«…Пора перестать говорить о тьме средневековья и противопоставлять ей свет новой истории… Средние века были эпохой религиозной, были охвачены тоской по небу, которая делала народы одержимыми священным безумием, … Средневековье не есть эпоха тьмы, но есть ночная эпоха. Душа средневековья – ночная душа, когда раскрывались стихии и энергии, которые закрывались потом для сознания трудового дня новой истории».58
Не менее загадочно философ характеризовал и современную ему эпоху. Он писал:
«Эпоху нашу я условно обозначаю как конец новой истории и начало нового Средневековья… Духовные начала новой истории изжиты, духовные силы ее истощены. Рациональный день новой истории заканчивается, солнце его заходит, наступают сумерки…»59
Но это пришествие тьмы отнюдь не вызывало у него пессимистических настроений. Напротив, Бердяев восторгался ночью.

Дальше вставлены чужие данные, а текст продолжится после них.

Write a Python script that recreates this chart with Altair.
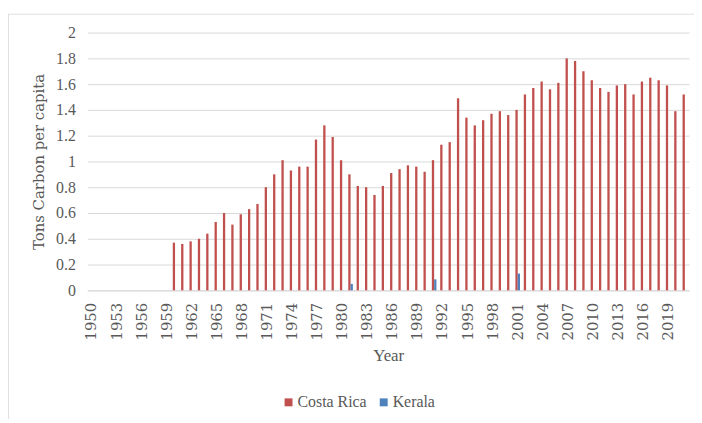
import altair as alt
import pandas as pd

all_years = [str(y) for y in range(1950, 2022)]
tick_years = [str(y) for y in range(1950, 2022, 3)]

cr_years = list(range(1960, 2022))
cr_values = [0.37, 0.36, 0.38, 0.40, 0.44, 0.53, 0.60, 0.51, 0.59, 0.63,
             0.67, 0.80, 0.90, 1.01, 0.93, 0.96, 0.96, 1.17, 1.28, 1.19,
             1.01,
             0.90, 0.81, 0.80, 0.74, 0.81, 0.91, 0.94, 0.97, 0.96, 0.92,
             1.01, 1.13, 1.15, 1.49, 1.34, 1.28, 1.32, 1.37, 1.39, 1.36,
             1.40, 1.52, 1.57, 1.62, 1.56, 1.61, 1.80, 1.78, 1.70, 1.63,
             1.57, 1.54, 1.59, 1.60, 1.52, 1.62, 1.65, 1.63, 1.59, 1.39, 1.52]

kerala_years = [1981, 1991, 2001]
kerala_values = [0.05, 0.085, 0.13]

series = ["Costa Rica", "Kerala"]
colors = ["#C0504D", "#4F81BD"]

rows = [{"year": str(y), "country": "Costa Rica", "value": v} for y, v in zip(cr_years, cr_values)]
rows += [{"year": str(y), "country": "Kerala", "value": v} for y, v in zip(kerala_years, kerala_values)]
df = pd.DataFrame(rows)

GRAY = "#595959"
GRID = "#D9D9D9"
FONT = "Liberation Serif"
RFONT = "DejaVu Serif"

bars = alt.Chart(df).mark_bar().encode(
    x=alt.X("year:O",
            scale=alt.Scale(domain=all_years, paddingInner=0.45, paddingOuter=0.225),
            axis=alt.Axis(values=tick_years, title="Year", labelAngle=-90,
                          labelFont=RFONT, labelFontSize=15, labelColor=GRAY,
                          labelPadding=12, ticks=False, domainColor=GRID,
                          titleFont=FONT, titleFontSize=17, titleColor=GRAY,
                          titleFontWeight="normal", titlePadding=8)),
    xOffset=alt.XOffset("country:N", scale=alt.Scale(domain=series, paddingInner=0)),
    y=alt.Y("value:Q",
            scale=alt.Scale(domain=[0, 2]),
            axis=alt.Axis(values=[0, 0.2, 0.4, 0.6, 0.8, 1, 1.2, 1.4, 1.6, 1.8, 2],
                          format=".1~f", title="Tons Carbon per capita",
                          labelFont=FONT, labelFontSize=16, labelColor=GRAY,
                          labelPadding=12, ticks=False, domain=False,
                          gridColor=GRID, gridWidth=1,
                          titleFont=RFONT, titleFontSize=15, titleColor=GRAY,
                          titleFontWeight="normal", titlePadding=9)),
    color=alt.Color("country:N",
                    scale=alt.Scale(domain=series, range=colors),
                    legend=alt.Legend(orient="none", legendX=195, legendY=365,
                                      direction="horizontal", title=None,
                                      symbolType="square", symbolSize=64,
                                      symbolStrokeWidth=0,
                                      labelFont=FONT, labelFontSize=16,
                                      labelColor=GRAY, labelOffset=1,
                                      columnPadding=9)),
)

frame_top = alt.Chart(pd.DataFrame({"a": [0]})).mark_rule(color="#E0E0E0", strokeWidth=1).encode(
    x=alt.value(-84), x2=alt.value(620), y=alt.value(-18.5))
frame_left = alt.Chart(pd.DataFrame({"a": [0]})).mark_rule(color="#E0E0E0", strokeWidth=1).encode(
    x=alt.value(-79.5), y=alt.value(-18.5), y2=alt.value(420))

chart = alt.layer(frame_top, frame_left, bars).properties(
    width=607, height=260,
    autosize=alt.AutoSizeParams(type="none"),
    padding={"left": 80, "top": 23, "right": 5, "bottom": 128},
).configure_view(stroke=None)

chart.save("out.html", embed_options={"renderer": "svg", "actions": False})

«Падают ложные покровы, и обнажается добро и зло, – отмечал философ. – Ночь не менее хороша, чем день, не менее божественна, в ночи ярко светят звезды, в ночи бывают откровения, которых не знает день».60
Бердяев также считал черноту ночного неба своего рода «обнажением бездны бытия». При этом философ ссылался на стихотворение Ф. Тютчева.
В скандинавских странах в среде живописцев, вероятно, тоже размышляли в подобном ключе. Ночной пейзаж шведского живописца Карла Нордстрема будто бы созвучен умозаключениям русского философа Н. Бердяева. На иссиня-черном небе ярко горят звезды. Очарование северной ночи невольно пробуждает в душе какие-то непонятные, глубоко сокрытые чувства…
В удивительном сиянии звезд талантливый финский поэт Эйно Лейно видел некую аллегорию человеческого счастья. В стихотворении «Мир сновидений» он, в частности, признавался:
В стихотворении «Лапландский волшебник», которое поэт написал несколько позже, даже появляется образ магической трубы, устремленной в темную бездну. С помощью ее, по звездам, он как бы хотел прозреть грядущее, узнать великую тайну – близится ли мир к своему закату или к рассвету.
Другой мастер пейзажа живописец Южин Янссон – также швед по национальности – любил изображать Стокгольм в часы перед утренней зарей. На его картинах сумрачное небо обычно подсвечивалось «электрическими лунами» городских фонарей. Сам же небосвод художник писал в духе Ван Гога, используя сложную фантасмагорию линий, как бы олицетворяющую буйство стихий и неистощимую силу природных энергий. Интерес к электричеству у Ю. Янссона тоже был не случайным. Оно воспринималось как «новое чудо» или своего рода «религия» промышленного века. Не случайно, украшая фасад стокгольмской электростанции, архитектор Ф. Боберг поместил на нем антропоморфное изображение богини электричества, с сияющим нимбом и расходящимися от него пучками проводов. Свет электрический – рукотворный – был способен пробить тьму далеких небес, а значит хоть чуть-чуть приблизить к «разгадке великой тайны».